但是将要起程的吉志远,那有心听他唠叨。他心急火燎地想找机会和翔英倾诉几句,哪怕两句也好。
“洋秀才”自己也奇怪,他长到二十四岁,还不曾对一个姑娘“动心”。尽管有无数姑娘献情投书,用串串炙热的语言,深表“蒲苇”、“盘石”之意,大有不达目的终生不嫁之赤诚,甚而更有以死相挟的痴心,经常弄得“洋秀才”心烦意乱,倍伤脑筋。
仙鹤只能配仙鹤,天鹅怎能伴乌鸦。
冰清玉洁、心地高傲的吉志远,既看不惯油头粉面的“时髦姑娘”更讨厌那些没有理想唯诺诺的“附属品”
在他第一次看见文翔英时,就脸发烧,心发跳,几乎情露于表。阴阳相戚,情思相通。文翔英当时心境又何尝不是如此呢。但是两颗在云端飘惯了的心,没有立刻相碰,却各自保持从未碰过的自尊心。但他(她)都从对方眼睛里读到了自己需要的“文章”。心照不宣。从不互说一句有温度的话。在工作上,在事业上,却暗暗鼎力相助。现在他作了她的助手,她成为他的班长。感情越来越浓。两人毫不怀疑,将来必为伉俪。

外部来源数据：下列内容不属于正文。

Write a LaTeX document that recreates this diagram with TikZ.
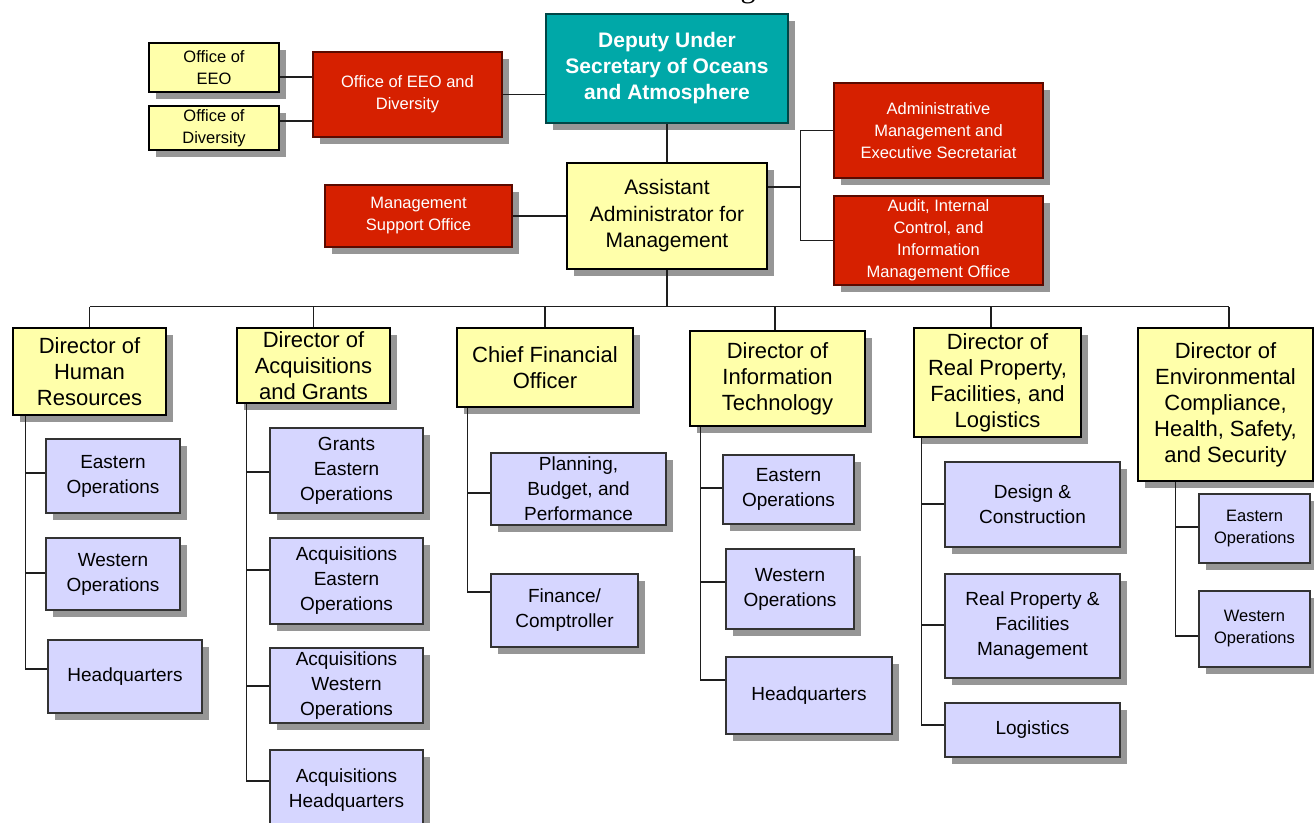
\documentclass[tikz,border=0pt]{standalone}
\usepackage{fontspec}
\setmainfont{Liberation Sans}
\newfontfamily\titleserif{Liberation Serif}
\usetikzlibrary{shadows,calc}

\definecolor{yelfill}{RGB}{255,255,170}
\definecolor{bluefill}{RGB}{214,214,255}
\definecolor{redfill}{RGB}{214,32,0}
\definecolor{redline}{RGB}{90,10,0}
\definecolor{tealfill}{RGB}{0,168,168}
\definecolor{tealline}{RGB}{0,70,70}
\definecolor{shadowgray}{RGB}{150,150,150}
\definecolor{linegray}{RGB}{30,30,30}

\tikzset{
  box/.style={rectangle, inner sep=0pt, align=center, line width=1.2pt,
    drop shadow={shadow xshift=7pt, shadow yshift=-7pt, fill=shadowgray, opacity=1}},
  yelbox/.style={box, fill=yelfill, draw=black},
  bluebox/.style={box, fill=bluefill, draw=black!80},
  dirbox/.style={yelbox, font=\fontsize{22}{26}\selectfont},
  aabox/.style={yelbox, font=\fontsize{21}{26.5}\selectfont},
  smallyel/.style={yelbox, font=\fontsize{16.5}{22}\selectfont},
  childbox/.style={bluebox, font=\fontsize{19}{25}\selectfont},
  smallchild/.style={bluebox, font=\fontsize{16.5}{22}\selectfont},
  redbox/.style={box, fill=redfill, draw=redline, text=white, font=\fontsize{16.5}{22}\selectfont},
  tealbox/.style={box, fill=tealfill, draw=tealline, text=white, font=\bfseries\fontsize{21}{26}\selectfont},
  link/.style={draw=linegray, line width=1.3pt}
}

% box from its corners: name, style, x1, y1, x2, y2, text
\newcommand\bx[7]{%
  \pgfmathsetmacro\bxw{#5-#3}%
  \pgfmathsetmacro\bxh{#6-#4}%
  \node[#2, minimum width=\bxw pt, minimum height=\bxh pt] (#1) at ({(#3+#5)/2},{(#4+#6)/2}) {#7};}

% horizontal branch from a trunk to a child box: child, vertical shift, trunk
\newcommand\branch[3]{%
  \draw[link] ([yshift=#2pt]#1.west) -- ([yshift=#2pt]#1.west -| #3);}

\begin{document}
\begin{tikzpicture}[x=1pt, y=-1pt]
\useasboundingbox (0,0) rectangle (1314,822);

% heading above the chart
\node[font=\titleserif\fontsize{30}{30}\selectfont, anchor=base, inner sep=0pt] (ttl) at (748,-3) {g};

% top level
\bx{deputy}{tealbox}{546}{14}{788}{123}{Deputy Under\\Secretary of Oceans\\and Atmosphere}
\bx{eeo}{smallyel}{149}{43}{279}{92}{Office of\\EEO}
\bx{div}{smallyel}{149}{106}{279}{150}{Office of\\Diversity}
\bx{eeodiv}{redbox}{313}{52}{502}{137}{Office of EEO and\\Diversity}
\bx{aa}{aabox}{567}{163}{767}{269}{Assistant\\Administrator for\\Management}
\bx{msupp}{redbox}{325}{185}{512}{247}{Management\\Support Office}
\bx{adm}{redbox}{834}{83}{1043}{178}{Administrative\\Management and\\Executive Secretariat}
\bx{audit}{redbox}{834}{196}{1043}{285}{Audit, Internal\\Control, and\\Information\\Management Office}

% directors
\bx{hr}{dirbox}{13}{328}{166}{415}{Director of\\Human\\Resources}
\bx{acq}{dirbox}{237}{328}{390}{403}{Director of\\Acquisitions\\and Grants}
\bx{cfo}{dirbox}{457}{328}{633}{407}{Chief Financial\\Officer}
\bx{it}{dirbox}{690}{331}{865}{426}{Director of\\Information\\Technology}
\bx{rp}{dirbox}{914}{328}{1081}{437}{Director of\\Real Property,\\Facilities, and\\Logistics}
\bx{env}{dirbox}{1138}{328}{1313}{481}{Director of\\Environmental\\Compliance,\\Health, Safety,\\and Security}

% human resources
\bx{hre}{childbox}{46}{439}{180}{513}{Eastern\\Operations}
\bx{hrw}{childbox}{46}{538}{180}{610}{Western\\Operations}
\bx{hrq}{childbox}{48}{640}{202}{713}{Headquarters}

% acquisitions and grants
\bx{acqge}{childbox}{270}{428}{423}{513}{Grants\\Eastern\\Operations}
\bx{acqe}{childbox}{270}{538}{423}{624}{Acquisitions\\Eastern\\Operations}
\bx{acqw}{childbox}{270}{648}{423}{723}{Acquisitions\\Western\\Operations}
\bx{acqq}{childbox}{270}{750}{423}{830}{Acquisitions\\Headquarters}

% chief financial officer
\bx{cfop}{childbox}{491}{453}{666}{525}{Planning,\\Budget, and\\Performance}
\bx{cfof}{childbox}{491}{574}{638}{647}{Finance/\\Comptroller}

% information technology
\bx{ite}{childbox}{723}{455}{854}{524}{Eastern\\Operations}
\bx{itw}{childbox}{726}{549}{854}{629}{Western\\Operations}
\bx{itq}{childbox}{726}{657}{892}{734}{Headquarters}

% real property
\bx{rpd}{childbox}{945}{462}{1120}{547}{Design \&\\Construction}
\bx{rpm}{childbox}{945}{574}{1120}{678}{Real Property \&\\Facilities\\Management}
\bx{rpl}{childbox}{945}{703}{1120}{757}{Logistics}

% environmental compliance
\bx{enve}{smallchild}{1199}{494}{1310}{563}{Eastern\\Operations}
\bx{envw}{smallchild}{1199}{591}{1310}{667}{Western\\Operations}

% upper connectors
\draw[link] ([yshift=-9.5pt]eeo.east) -- ([yshift=-9.5pt]eeo.east -| eeodiv.west);
\draw[link] ([yshift=7pt]div.east) -- ([yshift=7pt]div.east -| eeodiv.west);
\draw[link] (eeodiv.east) -- (eeodiv.east -| deputy.west);
\draw[link] (deputy.south) -- (aa.north);
\draw[link] (msupp.east) -- (msupp.east -| aa.west);
\coordinate (rj) at ($(aa.east)!0.5!(adm.west)$);
\draw[link] ([yshift=29pt]aa.east) -- ([yshift=29pt]aa.east -| rj);
\draw[link] (adm.west) -- (adm.west -| rj) -- (audit.west -| rj) -- (audit.west);

% bus to the directors
\coordinate (bus) at ($(aa.south)+(0,37)$);
\draw[link] (aa.south) -- (bus);
\draw[link] (hr.north |- bus) -- ([xshift=3.5pt]env.north |- bus);
\foreach \n in {hr,acq,cfo} \draw[link] (\n.north) -- (\n.north |- bus);
\draw[link] ([xshift=-2.5pt]it.north) -- ([xshift=-2.5pt]it.north |- bus);
\draw[link] ([xshift=-6.5pt]rp.north) -- ([xshift=-6.5pt]rp.north |- bus);
\draw[link] ([xshift=3.5pt]env.north) -- ([xshift=3.5pt]env.north |- bus);

% trunks and branches
\coordinate (hrT) at ([xshift=13pt]hr.south west);
\draw[link] (hrT) |- ([yshift=7.5pt]hrq.west);
\branch{hre}{3}{hrT}\branch{hrw}{1}{hrT}

\coordinate (acqT) at ([xshift=10pt]acq.south west);
\draw[link] (acqT) |- ([yshift=9pt]acqq.west);
\branch{acqge}{-1.5}{acqT}\branch{acqe}{11}{acqT}\branch{acqw}{-0.5}{acqT}

\coordinate (cfoT) at ([xshift=11pt]cfo.south west);
\draw[link] (cfoT) |- ([yshift=18.5pt]cfof.west);
\branch{cfop}{-4}{cfoT}

\coordinate (itT) at ([xshift=11pt]it.south west);
\draw[link] (itT) |- ([yshift=15.5pt]itq.west);
\branch{ite}{1.5}{itT}\branch{itw}{7}{itT}

\coordinate (rpT) at ([xshift=8pt]rp.south west);
\draw[link] (rpT) |- ([yshift=5pt]rpl.west);
\branch{rpd}{0.5}{rpT}\branch{rpm}{1}{rpT}

\coordinate (envT) at ([xshift=38pt]env.south west);
\draw[link] (envT) |- ([yshift=-7pt]envw.west);
\branch{enve}{1.5}{envT}
\end{tikzpicture}
\end{document}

作为厂长助理,他感到此次出访责任的分量。出访的成败,将决定他、她、药厂的前途。新癌药能否如期问世更决定他的生命。此时此刻,他大有“风萧箫兮易水寒”的悲凉情思。激动中夹带伤感,别情里略有凄凉。他下了决心,搞不到癌药的最新资料、最新研究成果,他不会回来见她。这时他多么愿意找她说几句,说他的决心,让她放心!但此念头刚一冒出,他便自嘲:浅薄!有此必要吗?
心,在翻滚,他,吉志远。
聪颖过人,目光赛过猫头鹰的“丑小鸭”一切都摄入眼帘。现在,过去,她没疾妒,而是在心底默默祝福。
她和“洋秀才”是中学和大学同学。青梅竹马,但只是朋友,是兄妹规格的朋友。他们有同样的聪慧和才华。有同样的清高品格和人生志向。有同样的爱好和追求。只有一样相差悬殊:相貌。不过“丑小鸭”从没感到过“不幸”或“遗憾”。躯体受之于父母,岂可自择自怨自我苦恼!那是庸女子的事。人,不是为相貌活着。既不为自己相貌,也不可为别人的相貌。他俩长期相处,“亲密无间”,但从未超越朋友、同学之雷池一步。她清楚:她应找什么人为伴侣。他们是事业的终生合作者。
此刻,“丑小鸭”以别人不易觉察的微妙眼光,瞟了他一眼,又瞟了她一眼。暗暗为他们着急。这对不露形迹的情人,在这重大的分别时刻,应“聊”上几句才好。
她没有动员。
这伙人,是中国二十世纪八十年代的大学毕业生。举止和思想都表露着这一历史阶段的特征。他们是“高级”人物。感情活动都在高层运转。这对人杰的微妙爱情更不会“普通”化。农民、工人“闹情人”不按到一块亲嘴不过瘾。而他们只要笑眯眯地用眼角一弯就够了。
列车终于到来。这个庞然大物,像吃了烟锅油的大蛇,呼呼地喘着粗气,趴在地上不动了。
华荣药厂三支出征的“小分队”准备上车了。
王清明严然是送行的主人。首先走上去和出征人握手告别。刘百通、孙圆和紧跟其后,也依次行之。